Buechner suggests that this is the most basic shape of art and literature: a frame for our lives enabling us to see what the poet Gerard Manley Hopkins calls “the dearest freshness deep down things.” Most days, I struggle to see this freshness of the world, but a poem, a quote, even a sun roof—these things can help us practice, and I hope this newsletter can be a frame to arrange them together.

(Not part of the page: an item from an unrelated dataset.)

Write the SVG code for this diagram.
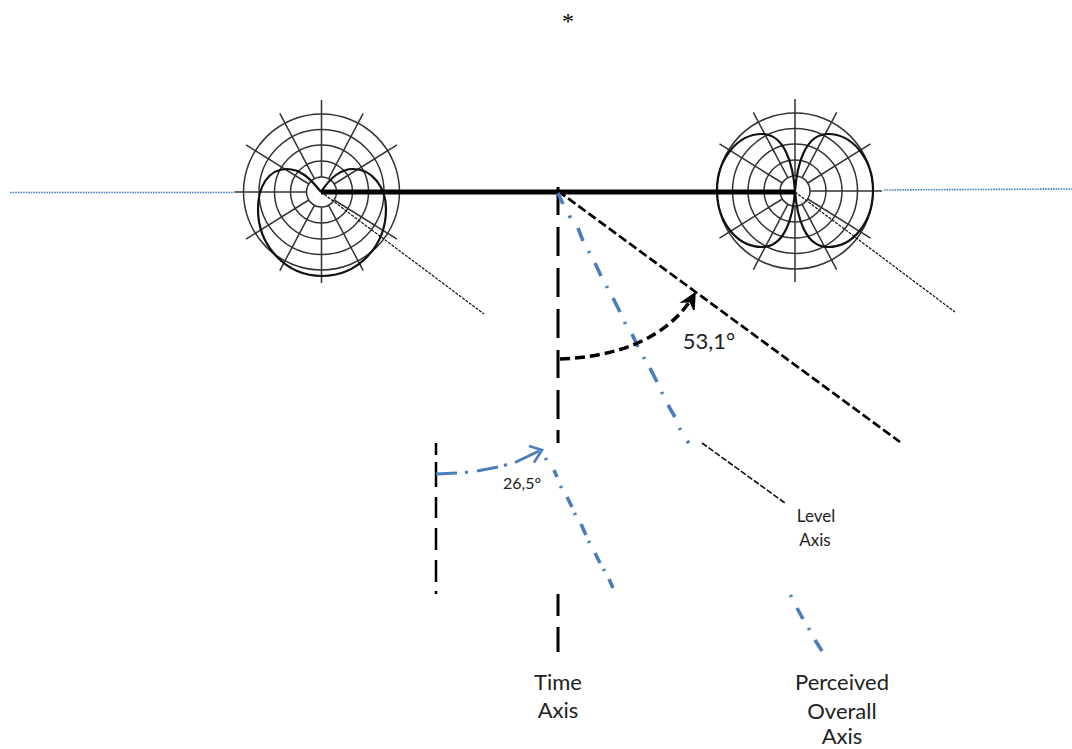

“Bees” by Jane Hirshfield In every instant, two gates. One opens to fragrant paradise, one to hell. Mostly we go through neither. Mostly we nod to our neighbor, lean down to pick up the paper, go back into the house. But the faint cries—ecstasy? horror? Or did you think it the sound of distant bees, making only the thick honey of this good life? * * * “Art” by Gwendolyn Brooks Art can survive the last bugle of the last bureaucrat, can survive the inarticulate choirs of makeiteers, the stolid in stately places, all flabby gallantries, all that will fall. Lending our strength to keep art breathing we doubly extend, refine, we clarify; leading ourselves, (the halt, the harried) through the icy carols and bayonets of this hour, the divisions, vanities, the bent flowers of this hour. We hail what heals and sponsors and restores.
Applause is in order! Six years of sustained creative energy and reflection are an enormous accomplishment, and to be thoroughly celebrated. I was only here for the tail end of the ride, and have plenty to catch up on. Congratulations on building a thorough, rigorous, inquisitive, humane body of work.
Thank you, Michael. It’s been a gift and mile marker along my journey.